** What is needed **
Please write out the lines of the data exactly, beginning with the first and ending with the line containing "import plotly.graph_objects as go"; leave the pictures behind.

** Data segment **

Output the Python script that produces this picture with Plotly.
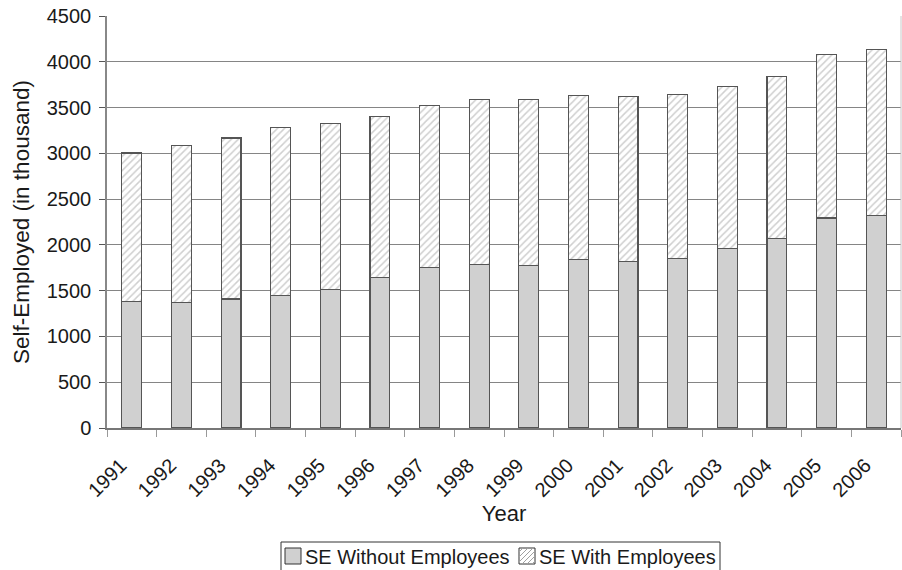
import plotly.graph_objects as go

years = [str(y) for y in range(1991, 2007)]
se_without = [1380, 1373, 1409, 1445, 1515, 1642, 1756, 1789, 1778, 1840, 1818, 1855, 1960, 2070, 2293, 2321]
se_with = [1624, 1711, 1759, 1836, 1814, 1763, 1763, 1799, 1810, 1792, 1800, 1788, 1770, 1767, 1788, 1815]
y_ticks = list(range(0, 4501, 500))
series_names = ["SE Without Employees", "SE With Employees"]

FONT = "Liberation Sans, Arial, sans-serif"
W, H = 902, 570
M_L, M_R, M_T, M_B = 107, 1, 16, 142
outline = dict(color="#555555", width=1.2)
solid_fill = "#d0d0d0"
hatch_color = "#a0a0a0"

fig = go.Figure()
fig.add_trace(go.Bar(
    x=years, y=se_without, name=series_names[0],
    marker=dict(color=solid_fill, line=outline),
))
fig.add_trace(go.Bar(
    x=years, y=se_with, name=series_names[1],
    marker=dict(
        color="white", line=outline,
        pattern=dict(shape="/", fgcolor=hatch_color, bgcolor="white", size=5, solidity=0.3),
    ),
))

fig.update_layout(
    barmode="stack",
    bargap=0.6,
    width=W, height=H,
    margin=dict(l=M_L, r=M_R, t=M_T, b=M_B),
    plot_bgcolor="white",
    paper_bgcolor="white",
    font=dict(family=FONT, size=20, color="#1a1a1a"),
    showlegend=False,
    xaxis=dict(
        title=dict(text="Year", font=dict(size=22), standoff=2),
        tickangle=-45,
        ticklabelstandoff=16,
        ticklabelshift=-11,
        showline=True, linecolor="#777777", linewidth=1.5,
        ticks="outside", ticklen=7, tickcolor="#999999",
        tickson="boundaries",
        showgrid=False,
    ),
    yaxis=dict(
        title=dict(text="Self-Employed (in thousand)", font=dict(size=22.5), standoff=11),
        range=[0, 4500],
        tickvals=y_ticks,
        ticklabelstandoff=4,
        showline=True, linecolor="#888888", linewidth=1.5,
        ticks="outside", ticklen=6, tickcolor="#555555",
        showgrid=True, gridcolor="#858585", gridwidth=1.2,
        zeroline=False,
    ),
)

# light frame on the right side of the plot area
fig.add_shape(type="line", xref="paper", yref="paper", x0=1, x1=1, y0=0, y1=1,
              line=dict(color="#c8c8c8", width=1))


# Legend drawn in pixel units, converted to paper coordinates
def px(x):
    return (x - M_L) / (W - M_L - M_R)


def py(y):
    return (H - M_B - y) / (H - M_T - M_B)


shapes = []
# legend frame
shapes.append(dict(type="rect", xref="paper", yref="paper",
                   x0=px(281), x1=px(720), y0=py(542), y1=py(571),
                   line=dict(color="#333333", width=1), fillcolor="white", layer="above"))
# solid swatch
shapes.append(dict(type="rect", xref="paper", yref="paper",
                   x0=px(285), x1=px(301), y0=py(548), y1=py(564),
                   line=dict(color="#333333", width=1), fillcolor=solid_fill, layer="above"))
# hatched swatch
sx0, sx1, sy0, sy1 = 519, 535, 548, 564
side = sx1 - sx0
shapes.append(dict(type="rect", xref="paper", yref="paper",
                   x0=px(sx0), x1=px(sx1), y0=py(sy0), y1=py(sy1),
                   line=dict(color="#333333", width=1), fillcolor="white", layer="above"))
for k in range(4, 2 * side, 5):
    # "/" strokes (lower-left to upper-right) clipped to the swatch
    if k <= side:
        ax, ay = sx0, sy0 + k
        bx, by = sx0 + k, sy0
    else:
        ax, ay = sx0 + k - side, sy1
        bx, by = sx1, sy0 + k - side
    shapes.append(dict(type="line", xref="paper", yref="paper",
                       x0=px(ax), y0=py(ay), x1=px(bx), y1=py(by),
                       line=dict(color=hatch_color, width=1), layer="above"))
fig.update_layout(shapes=fig.layout.shapes + tuple(shapes))

for text, x_left in [(series_names[0], 303), (series_names[1], 537)]:
    fig.add_annotation(xref="paper", yref="paper", x=px(x_left), y=py(556.5),
                       text=text, showarrow=False, xanchor="left", yanchor="middle",
                       font=dict(size=20, family=FONT, color="#1a1a1a"))

fig.write_html("out.html")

** Solution for this task **
Output the Python script that produces this picture with Plotly.
import plotly.graph_objects as go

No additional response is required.